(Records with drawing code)

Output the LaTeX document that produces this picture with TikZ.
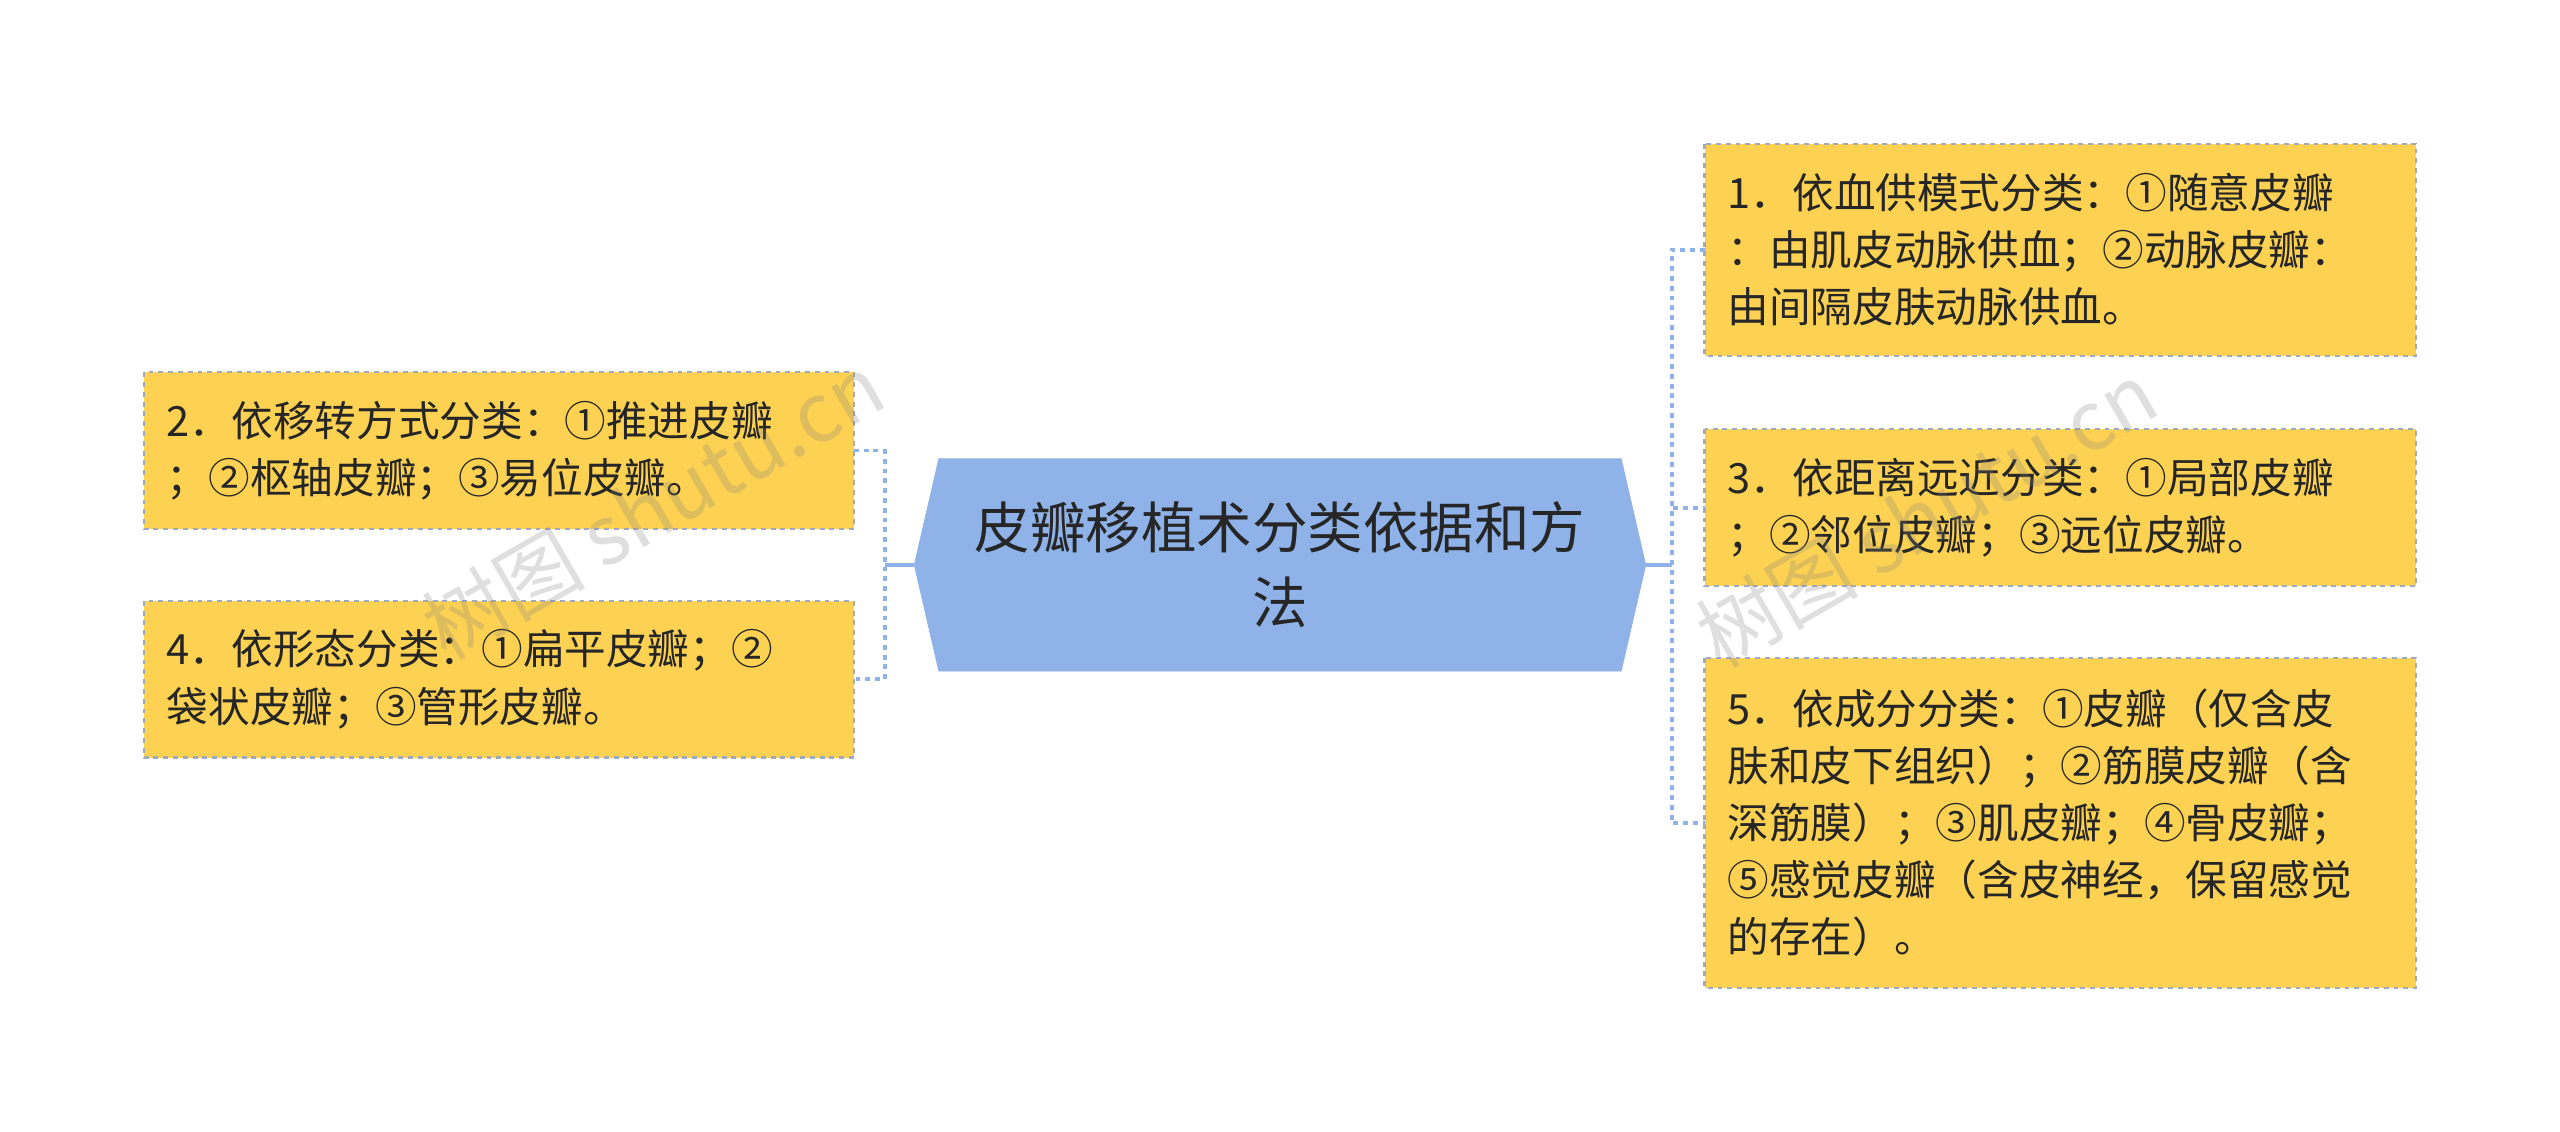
\documentclass[tikz,border=0pt]{standalone}
\usepackage{fontspec}
\setmainfont{Noto Sans CJK SC}
\begin{document}
\begin{tikzpicture}[x=1pt,y=-1pt,
  box/.style={draw={rgb,255:red,160;green,170;blue,190},dashed,line width=1.3pt,fill={rgb,255:red,253;green,210;blue,82}},
  txt/.style={anchor=west,align=left,font=\fontsize{25.5}{35}\selectfont,text=black!85,inner sep=0},
  conn/.style={draw={rgb,255:red,143;green,179;blue,232},line width=2.2pt,dashed},
  wm/.style={text=gray,text opacity=0.25,font=\fontsize{50}{50}\selectfont,rotate=30}]
\useasboundingbox (0,0) rectangle (1568,693);
\fill[white] (0,0) rectangle (1568,693);
% center
\draw[fill={rgb,255:red,143;green,179;blue,232},draw={rgb,255:red,143;green,179;blue,232}] (560,346)--(575,281)--(993,281)--(1008,346)--(993,411)--(575,411)--cycle;
\node[align=center,font=\fontsize{34}{46}\selectfont,text=black!85] (c) at (784,346) {皮瓣移植术分类依据和方\\法};
\coordinate (cr) at (1008,346); \coordinate (cl) at (560,346);
% right boxes
\draw[box] (1044,88) rectangle (1480,218); \coordinate (b1) at (1044,153);
\node[txt] (t1) at (1058,153) {1．依血供模式分类：①随意皮瓣\\：由肌皮动脉供血；②动脉皮瓣：\\由间隔皮肤动脉供血。};
\draw[box] (1044,263) rectangle (1480,359); \coordinate (b3) at (1044,311);
\node[txt] (t3) at (1058,311) {3．依距离远近分类：①局部皮瓣\\；②邻位皮瓣；③远位皮瓣。};
\draw[box] (1044,403) rectangle (1480,605); \coordinate (b5) at (1044,504);
\node[txt] (t5) at (1058,504) {5．依成分分类：①皮瓣（仅含皮\\肤和皮下组织）；②筋膜皮瓣（含\\深筋膜）；③肌皮瓣；④骨皮瓣；\\⑤感觉皮瓣（含皮神经，保留感觉\\的存在）。};
% left boxes
\draw[box] (88,228) rectangle (523,324); \coordinate (b2) at (523,276);
\node[txt] (t2) at (102,276) {2．依移转方式分类：①推进皮瓣\\；②枢轴皮瓣；③易位皮瓣。};
\draw[box] (88,368) rectangle (523,464); \coordinate (b4) at (523,416);
\node[txt] (t4) at (102,416) {4．依形态分类：①扁平皮瓣；②\\袋状皮瓣；③管形皮瓣。};
% connectors
\draw[conn,solid] (cr) -- (1024,346);
\draw[conn] (b1) -| (1024,346) |- (b5);
\draw[conn] (1024,346) |- (b3);
\draw[conn,solid] (cl) -- (542,346);
\draw[conn] (b2) -| (542,346) |- (b4);
% watermarks
\node[wm] (w1) at (400,310) {树图 shutu.cn};
\node[wm] (w2) at (1180,315) {树图 shutu.cn};
\end{tikzpicture}
\end{document}
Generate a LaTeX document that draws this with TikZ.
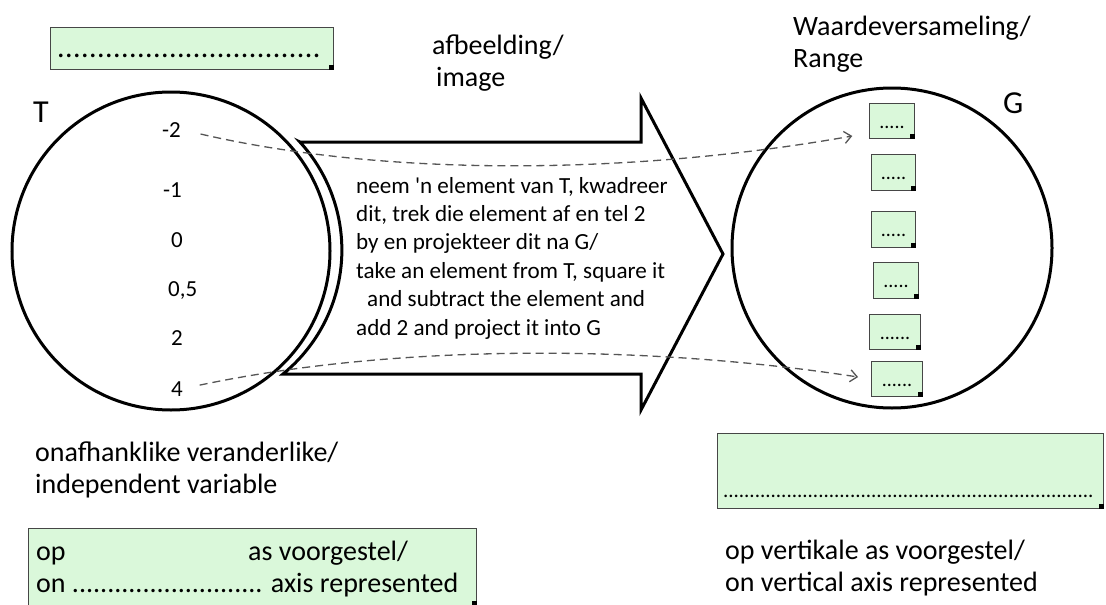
\documentclass[tikz,border=0pt]{standalone}
\usepackage{fontspec}
\setmainfont{Carlito}
\usetikzlibrary{arrows.meta}
\definecolor{boxgreen}{RGB}{218,248,218}
\definecolor{edgegray}{RGB}{70,70,70}
\definecolor{dashgray}{RGB}{85,85,85}
\begin{document}
\begin{tikzpicture}[x=1pt,y=-1pt,
  lbl/.style={anchor=base west, inner sep=0pt, align=left, font=\fontsize{28}{31.5}\selectfont},
  big/.style={anchor=base west, inner sep=0pt, font=\fontsize{32}{36}\selectfont},
  num/.style={anchor=base west, inner sep=0pt, font=\fontsize{23}{26}\selectfont},
  gbox/.style={draw=edgegray, line width=1pt, fill=boxgreen, inner sep=0pt, anchor=north west},
  sbox/.style={gbox, text height=14pt, text depth=0pt, font=\fontsize{20}{22}\selectfont},
  ring/.style={draw=black, line width=3pt},
  maparrow/.style={draw=dashgray, line width=1.3pt, dash pattern=on 8pt off 5pt,
    -{Straight Barb[length=7pt,width=12pt]}}
]
\useasboundingbox[fill=white] (0,0) rectangle (1106,605);

% the two sets
\node[ring, circle, minimum size=318pt, inner sep=0pt] (Tset) at (171,251) {};
\node[ring, circle, minimum size=320pt, inner sep=0pt] (Gset) at (892,248) {};
\node[big] (Tlbl) at (33,122) {T};
\node[big] (Glbl) at (1003,113) {G};

% big arrow
\draw[ring, line join=miter, fill=white] (300,142) -- (641,142) -- (641,98) -- (723,254)
  -- (641,410) -- (641,374) -- (283,374) arc[start angle=50.8, end angle=-42.5, radius=160] -- cycle;
\node[anchor=base west, inner sep=0pt, align=left, font=\fontsize{23.1}{28.4}\selectfont] (rule) at (356,335)
  {neem \textquotesingle n element van T, kwadreer\\
   dit, trek die element af en tel 2\\
   by en projekteer dit na G/\\
   take an element from T, square it\\
   \hspace*{11pt}and subtract the element and\\
   add 2 and project it into G};

% elements of T
\node[num] (n1) at (162,137) {-2};
\node[num] (n2) at (163,197) {-1};
\node[num] (n3) at (171,247) {0};
\node[num] (n4) at (168,296) {0,5};
\node[num] (n5) at (171,345) {2};
\node[num] (n6) at (171,396) {4};

% answer boxes in G
\node[sbox, minimum width=45pt, minimum height=35pt] (g1) at (869,103) {.....};
\node[sbox, minimum width=44pt, minimum height=36pt] (g2) at (871,154) {.....};
\node[sbox, minimum width=44pt, minimum height=36pt] (g3) at (871,211) {.....};
\node[sbox, minimum width=45pt, minimum height=36pt] (g4) at (873,262) {.....};
\node[sbox, minimum width=51pt, minimum height=35pt] (g5) at (869,314) {......};
\node[sbox, minimum width=51pt, minimum height=35pt] (g6) at (871,361) {......};
\foreach \b in {g1,g2,g3,g4,g5,g6} \fill (\b.south east) rectangle ++(-5,-5);

% top answer box
\node[gbox, minimum width=283pt, minimum height=42pt, text height=18pt, text depth=0pt,
  font=\fontsize{30}{32}\selectfont] (topbox) at (50,27) {\makebox[270pt]{\leaders\hbox to 8pt{\hss.\hss}\hfill}};
\fill (topbox.south east) rectangle ++(-5,-5);

% bottom right answer box
\node[gbox, minimum width=386pt, minimum height=75pt, text height=53pt, text depth=0pt,
  font=\fontsize{21}{24}\selectfont] (rangebox) at (717,433) {\makebox[375pt]{\leaders\hbox{.}\hfill}};
\fill (rangebox.south east) rectangle ++(-5,-5);

% bottom left answer box
\node[gbox, minimum width=448pt, minimum height=77pt] (axbox) at (28,528) {};
\fill (axbox.south east) rectangle ++(-5,-5);

% labels (base anchor = baseline of the last line)
\node[lbl] (imglbl) at (432,86) {afbeelding/\\\hspace*{4pt}image};
\node[lbl] (rangelbl) at (793,67) {Waardeversameling/\\Range};
\node[lbl] (indlbl) at (35,493) {onafhanklike veranderlike/\\independent variable};
\node[lbl] (axlbl) at (36,592) {\makebox[212pt][l]{op}as voorgestel/\\on ........................... axis represented};
\node[lbl] (vaxlbl) at (725,591) {op vertikale as voorgestel/\\on vertical axis represented};

% mapping arrows
\draw[maparrow, shorten <=20pt, shorten >=17pt] (n1.east) .. controls (400,180) and (650,172) .. ([yshift=-12pt]g1.west);
\draw[maparrow, shorten <=17pt, shorten >=13pt] (n6.east) .. controls (400,343) and (650,345) .. (g6.west);
\end{tikzpicture}
\end{document}
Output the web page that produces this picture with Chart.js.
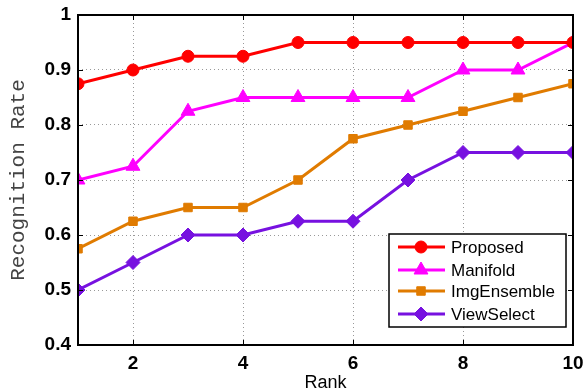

- [Goal] Using the listing above, pull out all lines that hold the word "this".

- [The result]
Output the LaTeX document that produces this picture with TikZ.
Generate a LaTeX document that draws this with TikZ.
Output the web page that produces this picture with Chart.js.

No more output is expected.